Ielmini outlined several cost categories that new contractors often underestimate. The list included workers’ compensation, insurance premiums, bonding requirements and employer-side payroll obligations. He also described retainage — a portion of payment withheld on some public projects for an extended period — as a factor that can strain cash flow.
In his view, successful contractors anticipate these realities. Unsuccessful contractors discover them too late.
Ielmini warned that contractor failures can ripple outward.
When a contractor is struggling, the temptation to underbid projects can distort market pricing and pressure responsible contractors who are trying to maintain standards. Unions, he said, also have a stake in contractor stability because failures can jeopardize benefits and disrupt employment for members.

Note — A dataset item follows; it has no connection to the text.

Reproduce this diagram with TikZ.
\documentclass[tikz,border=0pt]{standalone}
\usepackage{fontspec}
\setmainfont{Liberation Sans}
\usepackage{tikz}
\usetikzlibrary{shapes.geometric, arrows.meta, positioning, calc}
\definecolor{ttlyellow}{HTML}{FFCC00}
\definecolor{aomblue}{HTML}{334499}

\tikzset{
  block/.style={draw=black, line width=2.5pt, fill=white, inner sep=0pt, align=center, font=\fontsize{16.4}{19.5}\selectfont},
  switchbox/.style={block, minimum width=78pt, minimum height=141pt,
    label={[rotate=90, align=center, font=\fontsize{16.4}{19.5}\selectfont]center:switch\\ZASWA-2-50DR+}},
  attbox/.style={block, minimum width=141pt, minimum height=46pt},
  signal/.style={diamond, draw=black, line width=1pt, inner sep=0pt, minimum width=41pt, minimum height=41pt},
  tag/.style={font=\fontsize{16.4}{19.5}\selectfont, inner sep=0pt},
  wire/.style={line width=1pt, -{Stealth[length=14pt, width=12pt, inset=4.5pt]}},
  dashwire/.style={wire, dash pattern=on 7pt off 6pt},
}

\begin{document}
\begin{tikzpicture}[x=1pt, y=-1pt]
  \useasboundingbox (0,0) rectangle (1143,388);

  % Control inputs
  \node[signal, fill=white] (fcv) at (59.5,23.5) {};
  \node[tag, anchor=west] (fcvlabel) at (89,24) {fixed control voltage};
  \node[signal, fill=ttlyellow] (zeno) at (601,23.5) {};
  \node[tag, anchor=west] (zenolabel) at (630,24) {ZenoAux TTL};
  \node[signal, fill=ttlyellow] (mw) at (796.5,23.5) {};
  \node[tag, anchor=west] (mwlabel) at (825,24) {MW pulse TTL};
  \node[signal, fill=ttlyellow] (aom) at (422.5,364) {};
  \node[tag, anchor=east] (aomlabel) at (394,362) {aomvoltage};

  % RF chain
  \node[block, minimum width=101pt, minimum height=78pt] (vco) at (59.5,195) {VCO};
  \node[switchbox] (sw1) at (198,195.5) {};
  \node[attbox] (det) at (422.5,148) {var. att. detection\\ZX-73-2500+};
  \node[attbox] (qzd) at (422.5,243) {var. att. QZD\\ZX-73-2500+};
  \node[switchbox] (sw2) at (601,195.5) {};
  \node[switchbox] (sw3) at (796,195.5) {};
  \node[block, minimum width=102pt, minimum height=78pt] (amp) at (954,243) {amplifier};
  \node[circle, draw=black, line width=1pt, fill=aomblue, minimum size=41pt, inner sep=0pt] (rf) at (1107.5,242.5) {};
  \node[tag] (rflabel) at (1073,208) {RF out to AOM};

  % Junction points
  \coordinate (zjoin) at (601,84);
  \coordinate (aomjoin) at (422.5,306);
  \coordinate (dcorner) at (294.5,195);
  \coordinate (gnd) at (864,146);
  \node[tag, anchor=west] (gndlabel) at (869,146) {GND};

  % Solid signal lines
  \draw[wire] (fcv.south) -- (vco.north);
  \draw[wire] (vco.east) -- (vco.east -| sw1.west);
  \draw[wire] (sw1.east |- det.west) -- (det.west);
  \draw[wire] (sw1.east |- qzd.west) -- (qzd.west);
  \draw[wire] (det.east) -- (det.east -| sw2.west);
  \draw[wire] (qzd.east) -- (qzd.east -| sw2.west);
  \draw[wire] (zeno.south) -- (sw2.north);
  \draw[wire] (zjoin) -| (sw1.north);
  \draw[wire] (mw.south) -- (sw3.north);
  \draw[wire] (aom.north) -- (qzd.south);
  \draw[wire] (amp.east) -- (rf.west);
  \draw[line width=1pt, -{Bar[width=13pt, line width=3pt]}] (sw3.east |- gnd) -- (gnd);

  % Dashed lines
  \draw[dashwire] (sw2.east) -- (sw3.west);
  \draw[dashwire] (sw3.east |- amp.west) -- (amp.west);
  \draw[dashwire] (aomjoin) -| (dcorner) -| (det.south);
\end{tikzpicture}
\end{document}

The solution, he argued, is not discouraging new contractors. It is preparing them.
Ielmini said the path forward includes two priorities: recruiting more apprentices into good union careers and building a stronger pipeline of contractors who can expand union work.
That means continuing to teach hard skills at the highest level while reinforcing the soft skills that keep jobsites safe and crews productive. It also means connecting aspiring contractors with experienced mentors and professional guidance — from business planning to financial management — so that new ventures are built on solid ground.
In the building trades, safety and success are linked, Ielmini said. The same is true for training and growth. When workers are prepared, and contractors are stable, union standards hold — and the work gets done right.